>> START

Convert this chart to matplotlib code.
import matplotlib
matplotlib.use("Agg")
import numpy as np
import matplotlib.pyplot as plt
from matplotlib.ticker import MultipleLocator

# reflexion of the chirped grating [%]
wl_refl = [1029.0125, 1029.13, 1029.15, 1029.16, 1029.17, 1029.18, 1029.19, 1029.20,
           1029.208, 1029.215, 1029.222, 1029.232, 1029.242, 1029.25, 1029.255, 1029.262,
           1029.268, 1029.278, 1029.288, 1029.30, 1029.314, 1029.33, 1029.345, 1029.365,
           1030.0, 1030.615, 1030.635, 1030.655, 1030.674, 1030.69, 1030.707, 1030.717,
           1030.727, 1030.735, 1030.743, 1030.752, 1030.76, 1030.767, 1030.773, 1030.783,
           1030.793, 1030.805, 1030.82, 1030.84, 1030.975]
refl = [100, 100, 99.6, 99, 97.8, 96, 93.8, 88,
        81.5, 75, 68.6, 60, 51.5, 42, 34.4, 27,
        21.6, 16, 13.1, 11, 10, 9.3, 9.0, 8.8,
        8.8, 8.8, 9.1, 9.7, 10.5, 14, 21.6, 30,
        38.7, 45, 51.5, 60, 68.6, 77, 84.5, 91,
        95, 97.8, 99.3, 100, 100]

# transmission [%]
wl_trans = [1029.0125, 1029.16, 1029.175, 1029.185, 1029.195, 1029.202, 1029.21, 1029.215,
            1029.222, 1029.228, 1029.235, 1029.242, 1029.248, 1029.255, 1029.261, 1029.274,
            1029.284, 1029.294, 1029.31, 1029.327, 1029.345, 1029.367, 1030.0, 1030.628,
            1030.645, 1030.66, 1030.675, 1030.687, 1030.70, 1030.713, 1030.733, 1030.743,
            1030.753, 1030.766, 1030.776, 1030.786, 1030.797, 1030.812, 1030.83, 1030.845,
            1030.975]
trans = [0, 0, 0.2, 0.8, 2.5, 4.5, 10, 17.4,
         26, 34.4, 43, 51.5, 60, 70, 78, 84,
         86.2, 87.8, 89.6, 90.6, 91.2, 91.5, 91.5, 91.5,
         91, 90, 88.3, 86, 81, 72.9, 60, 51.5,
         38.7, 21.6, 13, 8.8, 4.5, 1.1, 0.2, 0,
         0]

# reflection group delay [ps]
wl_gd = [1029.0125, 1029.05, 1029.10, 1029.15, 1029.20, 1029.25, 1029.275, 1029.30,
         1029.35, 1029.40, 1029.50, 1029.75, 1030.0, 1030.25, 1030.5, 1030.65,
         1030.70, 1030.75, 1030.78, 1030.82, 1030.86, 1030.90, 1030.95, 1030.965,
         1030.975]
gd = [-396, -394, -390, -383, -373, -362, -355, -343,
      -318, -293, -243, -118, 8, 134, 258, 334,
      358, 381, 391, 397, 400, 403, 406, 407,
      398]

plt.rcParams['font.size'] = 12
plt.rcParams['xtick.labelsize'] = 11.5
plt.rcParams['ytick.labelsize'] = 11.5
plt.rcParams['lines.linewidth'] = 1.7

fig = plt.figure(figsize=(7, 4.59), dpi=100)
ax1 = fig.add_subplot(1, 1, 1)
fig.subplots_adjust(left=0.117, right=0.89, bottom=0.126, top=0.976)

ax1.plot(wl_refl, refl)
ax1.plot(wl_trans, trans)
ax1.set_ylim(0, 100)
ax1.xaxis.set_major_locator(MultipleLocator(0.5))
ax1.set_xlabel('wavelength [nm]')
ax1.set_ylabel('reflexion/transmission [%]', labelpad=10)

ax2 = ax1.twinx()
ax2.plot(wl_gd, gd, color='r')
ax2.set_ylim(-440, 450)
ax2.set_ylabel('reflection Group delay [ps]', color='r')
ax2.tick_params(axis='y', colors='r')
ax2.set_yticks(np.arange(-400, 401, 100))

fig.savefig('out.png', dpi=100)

>> END
>> START

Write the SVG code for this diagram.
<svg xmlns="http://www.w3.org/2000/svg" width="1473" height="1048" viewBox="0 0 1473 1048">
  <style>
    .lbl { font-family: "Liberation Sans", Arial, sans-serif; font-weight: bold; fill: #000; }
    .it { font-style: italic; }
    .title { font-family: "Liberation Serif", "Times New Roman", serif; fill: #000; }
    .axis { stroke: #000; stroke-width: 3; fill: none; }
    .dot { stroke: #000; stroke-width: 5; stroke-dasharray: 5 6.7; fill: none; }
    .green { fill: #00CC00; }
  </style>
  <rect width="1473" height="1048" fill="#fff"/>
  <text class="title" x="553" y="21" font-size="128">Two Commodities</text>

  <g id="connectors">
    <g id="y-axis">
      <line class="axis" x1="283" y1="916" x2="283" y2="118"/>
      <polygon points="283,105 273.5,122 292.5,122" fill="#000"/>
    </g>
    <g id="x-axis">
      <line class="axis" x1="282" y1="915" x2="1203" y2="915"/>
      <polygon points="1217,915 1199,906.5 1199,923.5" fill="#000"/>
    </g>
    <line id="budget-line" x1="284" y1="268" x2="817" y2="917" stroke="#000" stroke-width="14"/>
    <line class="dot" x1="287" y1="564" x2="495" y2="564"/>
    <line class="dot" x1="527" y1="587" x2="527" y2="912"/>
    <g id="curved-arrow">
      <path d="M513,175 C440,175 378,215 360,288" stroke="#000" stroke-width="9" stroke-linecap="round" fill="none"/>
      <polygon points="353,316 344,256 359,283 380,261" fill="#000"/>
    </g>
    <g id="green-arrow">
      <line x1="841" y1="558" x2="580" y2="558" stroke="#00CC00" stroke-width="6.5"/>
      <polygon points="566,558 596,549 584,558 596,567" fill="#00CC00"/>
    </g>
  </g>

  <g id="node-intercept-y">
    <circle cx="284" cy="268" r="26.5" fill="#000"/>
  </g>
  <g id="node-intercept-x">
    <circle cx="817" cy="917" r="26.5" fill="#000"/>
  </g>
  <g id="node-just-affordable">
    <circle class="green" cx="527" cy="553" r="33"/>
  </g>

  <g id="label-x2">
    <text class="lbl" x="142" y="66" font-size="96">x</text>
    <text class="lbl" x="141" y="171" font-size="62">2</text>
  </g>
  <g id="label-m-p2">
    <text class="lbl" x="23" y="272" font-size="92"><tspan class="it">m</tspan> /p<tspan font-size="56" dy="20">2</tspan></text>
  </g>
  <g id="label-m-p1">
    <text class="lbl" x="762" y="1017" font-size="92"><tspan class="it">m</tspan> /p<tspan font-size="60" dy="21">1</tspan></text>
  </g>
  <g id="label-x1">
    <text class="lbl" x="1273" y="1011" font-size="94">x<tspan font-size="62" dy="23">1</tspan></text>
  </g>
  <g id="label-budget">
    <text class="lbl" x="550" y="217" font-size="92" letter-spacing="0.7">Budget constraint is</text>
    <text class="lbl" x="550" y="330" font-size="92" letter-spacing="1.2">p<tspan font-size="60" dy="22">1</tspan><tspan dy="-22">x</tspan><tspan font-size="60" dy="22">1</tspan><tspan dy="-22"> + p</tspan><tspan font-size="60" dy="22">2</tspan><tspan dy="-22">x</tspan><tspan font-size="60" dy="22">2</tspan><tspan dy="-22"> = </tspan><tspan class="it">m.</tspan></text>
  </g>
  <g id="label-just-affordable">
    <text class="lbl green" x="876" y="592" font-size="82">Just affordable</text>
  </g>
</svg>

>> END
>> START

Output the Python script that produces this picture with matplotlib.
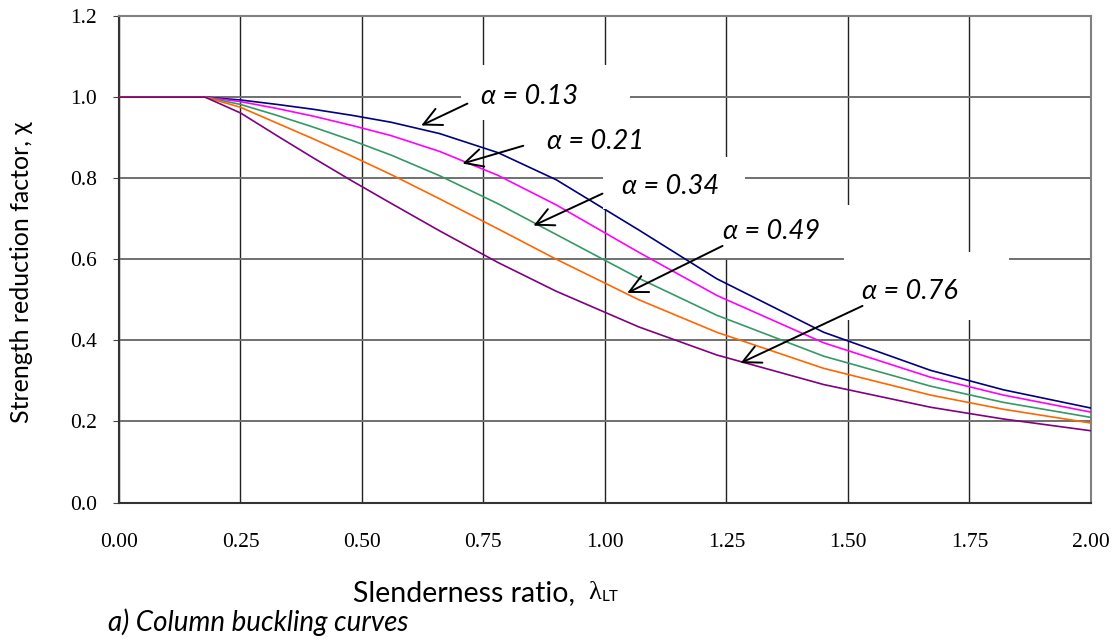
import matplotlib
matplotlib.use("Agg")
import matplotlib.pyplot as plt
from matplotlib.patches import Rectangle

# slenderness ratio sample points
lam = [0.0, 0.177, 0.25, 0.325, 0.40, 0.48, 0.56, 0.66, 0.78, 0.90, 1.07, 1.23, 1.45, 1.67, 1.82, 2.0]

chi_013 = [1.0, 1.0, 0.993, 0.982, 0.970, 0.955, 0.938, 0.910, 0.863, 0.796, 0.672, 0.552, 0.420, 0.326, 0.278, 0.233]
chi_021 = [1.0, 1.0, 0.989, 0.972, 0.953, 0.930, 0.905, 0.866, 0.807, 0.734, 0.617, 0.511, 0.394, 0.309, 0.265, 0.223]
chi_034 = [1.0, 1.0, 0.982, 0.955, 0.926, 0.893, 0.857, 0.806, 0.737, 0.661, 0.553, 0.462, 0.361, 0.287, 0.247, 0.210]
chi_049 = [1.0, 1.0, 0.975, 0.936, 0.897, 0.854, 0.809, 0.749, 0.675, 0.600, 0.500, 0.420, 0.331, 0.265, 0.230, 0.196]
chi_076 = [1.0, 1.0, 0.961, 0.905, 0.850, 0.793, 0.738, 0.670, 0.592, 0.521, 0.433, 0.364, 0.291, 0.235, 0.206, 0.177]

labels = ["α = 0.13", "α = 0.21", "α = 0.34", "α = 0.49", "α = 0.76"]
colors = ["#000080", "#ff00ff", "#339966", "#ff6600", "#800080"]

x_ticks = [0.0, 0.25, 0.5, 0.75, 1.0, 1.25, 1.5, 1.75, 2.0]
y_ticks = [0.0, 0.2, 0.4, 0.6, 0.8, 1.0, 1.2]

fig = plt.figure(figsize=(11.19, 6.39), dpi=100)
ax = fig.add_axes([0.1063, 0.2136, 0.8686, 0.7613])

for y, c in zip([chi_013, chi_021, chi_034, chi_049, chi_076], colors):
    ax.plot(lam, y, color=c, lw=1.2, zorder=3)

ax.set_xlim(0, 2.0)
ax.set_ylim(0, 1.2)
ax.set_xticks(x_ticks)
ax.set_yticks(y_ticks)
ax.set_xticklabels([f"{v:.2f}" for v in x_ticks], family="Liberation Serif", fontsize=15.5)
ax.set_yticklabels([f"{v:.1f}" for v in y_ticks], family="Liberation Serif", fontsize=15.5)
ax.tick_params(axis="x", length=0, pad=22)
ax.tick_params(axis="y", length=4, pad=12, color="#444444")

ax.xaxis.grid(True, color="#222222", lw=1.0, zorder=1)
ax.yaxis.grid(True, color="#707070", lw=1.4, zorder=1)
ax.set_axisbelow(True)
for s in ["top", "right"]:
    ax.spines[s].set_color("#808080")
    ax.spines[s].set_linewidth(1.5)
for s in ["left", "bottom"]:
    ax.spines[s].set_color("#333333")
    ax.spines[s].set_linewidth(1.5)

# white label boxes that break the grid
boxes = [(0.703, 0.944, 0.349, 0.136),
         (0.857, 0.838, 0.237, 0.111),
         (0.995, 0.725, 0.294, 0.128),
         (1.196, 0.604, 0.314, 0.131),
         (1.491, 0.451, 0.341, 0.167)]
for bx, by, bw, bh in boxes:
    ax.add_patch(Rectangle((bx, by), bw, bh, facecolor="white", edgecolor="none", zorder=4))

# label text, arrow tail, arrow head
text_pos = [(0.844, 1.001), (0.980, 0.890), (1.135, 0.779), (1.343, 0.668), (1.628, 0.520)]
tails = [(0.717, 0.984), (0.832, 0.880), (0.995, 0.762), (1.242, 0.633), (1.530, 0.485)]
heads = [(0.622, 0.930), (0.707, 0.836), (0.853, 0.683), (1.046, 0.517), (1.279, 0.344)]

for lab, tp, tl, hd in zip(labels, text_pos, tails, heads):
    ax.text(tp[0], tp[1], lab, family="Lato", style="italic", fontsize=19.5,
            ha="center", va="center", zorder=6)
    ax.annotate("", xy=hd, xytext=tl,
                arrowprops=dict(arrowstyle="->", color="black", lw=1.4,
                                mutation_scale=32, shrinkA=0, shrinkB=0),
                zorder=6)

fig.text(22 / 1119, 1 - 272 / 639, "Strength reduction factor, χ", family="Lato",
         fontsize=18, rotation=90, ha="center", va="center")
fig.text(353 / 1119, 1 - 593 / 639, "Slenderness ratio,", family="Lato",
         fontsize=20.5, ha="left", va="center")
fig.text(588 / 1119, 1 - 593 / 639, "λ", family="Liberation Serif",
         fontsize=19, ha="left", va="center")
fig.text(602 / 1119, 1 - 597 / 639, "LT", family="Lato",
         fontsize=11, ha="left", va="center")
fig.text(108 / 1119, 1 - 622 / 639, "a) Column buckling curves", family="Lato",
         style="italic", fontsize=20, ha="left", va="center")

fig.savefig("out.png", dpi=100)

>> END

- [WORK TO DO]: Write out each line exactly as it appears, from the line with "Convert this chart to matplotlib code." up to and including the line with "from matplotlib.ticker import MultipleLocator".

- [TASK OUTPUT]:
Convert this chart to matplotlib code.
import matplotlib
matplotlib.use("Agg")
import numpy as np
import matplotlib.pyplot as plt
from matplotlib.ticker import MultipleLocator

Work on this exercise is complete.